Pour ma part je le rejette, car votre analyse pour bien rédigée qu’elle soit sur la forme ne m’apparaît que trop imparfaite sur le fond. Je la récuse car votre formulation fait totalement l’impasse sur ce jeune homme qui, alors dressé debout à Rundinara avec bien d’autres alors, avait lui aussi tenu un discours faisant également référence à feu l’ancien résistant Albert Ferracci. Quoi qu’on ait pu penser sur son allocution, taire délibérément son geste ne participe pas à la compréhension objective de la situation.
Vous le savez fort bien, depuis ce jeune homme, militant de tous les instants a été assassiné dans les conditions que l’on sait. Encore une fois un patriote paye de sa vie le prix de son engagement. Lui aussi il rêvait de ce pays, de son avenir et d’un apaisement pour toutes et tous. Il ne les verra pas ici bas …
Je vous pose alors cette question :
Son assassinat est il un acte terroriste qui s’inscrit dans la situation actuelle de la Corse ?
Je n’attends pas particulièrement une réponse, vous comprendrez toutefois que construire la paix en Corse suppose une participation du plus grand nombre selon des objectifs historiquement amenés par un combat dont vous ne pouvez nier aujourd’hui toute l’importance qu’il requiert puisque il nourrit aussi certains de vos points de votre actuel programme électoral.

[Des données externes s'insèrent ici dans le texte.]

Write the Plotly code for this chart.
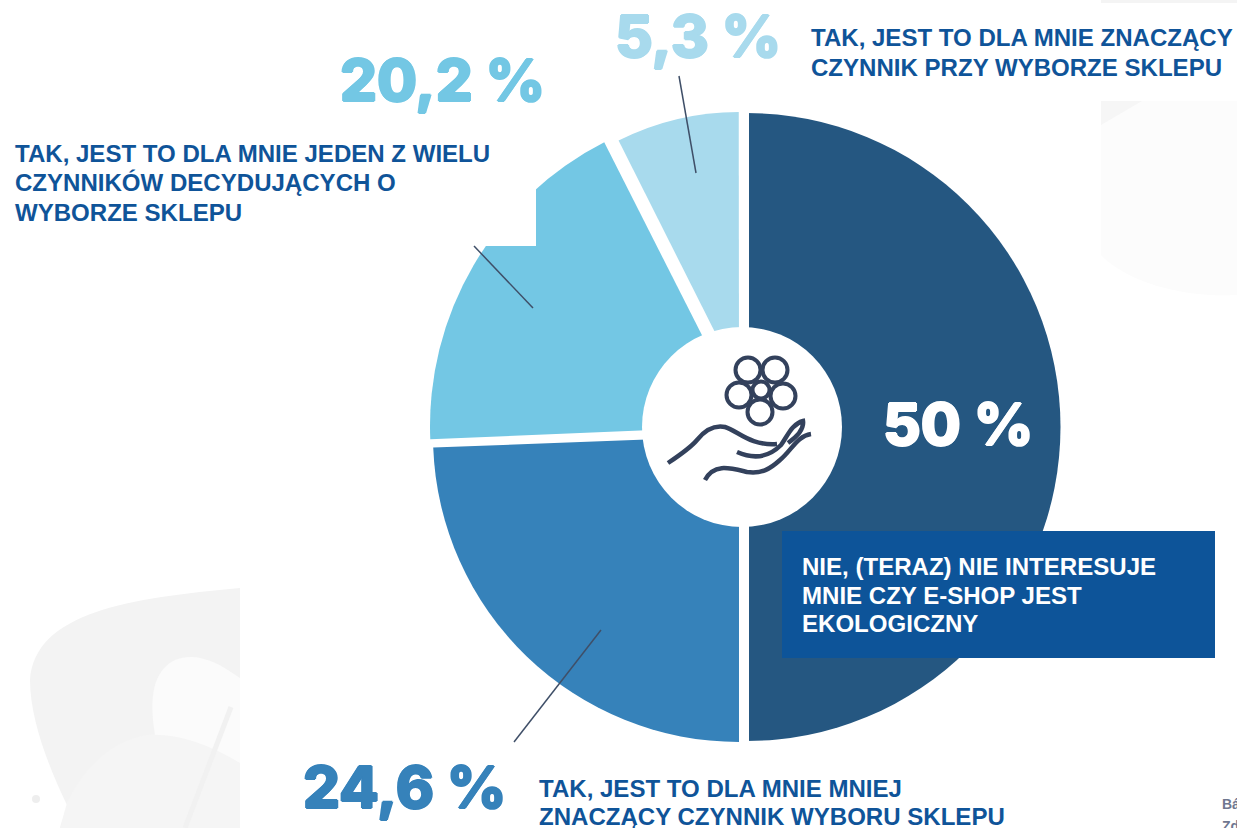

Je vous demande juste le respect pour toutes celles et ceux qui anciens – ou pas – prisonniers politiques corses comme moi, ont ressenti l’opprobre d’une offense à travers certains de vos propos.
Je finirais simplement ce texte par cette citation de José Marti, fondateur du Parti Révolutionnaire Cubain : « Celui qui ne se sent pas offensé par l’offense faite à d’autres hommes, celui qui ne ressent pas sur sa joue la brûlure du soufflet appliqué sur une autre joue, quelle qu’en soit la couleur, n’est pas digne du nom d’homme. »
Salutations Patriotiques Corses.
Ulivieru Sauli ( membre du collectif Patriotti ).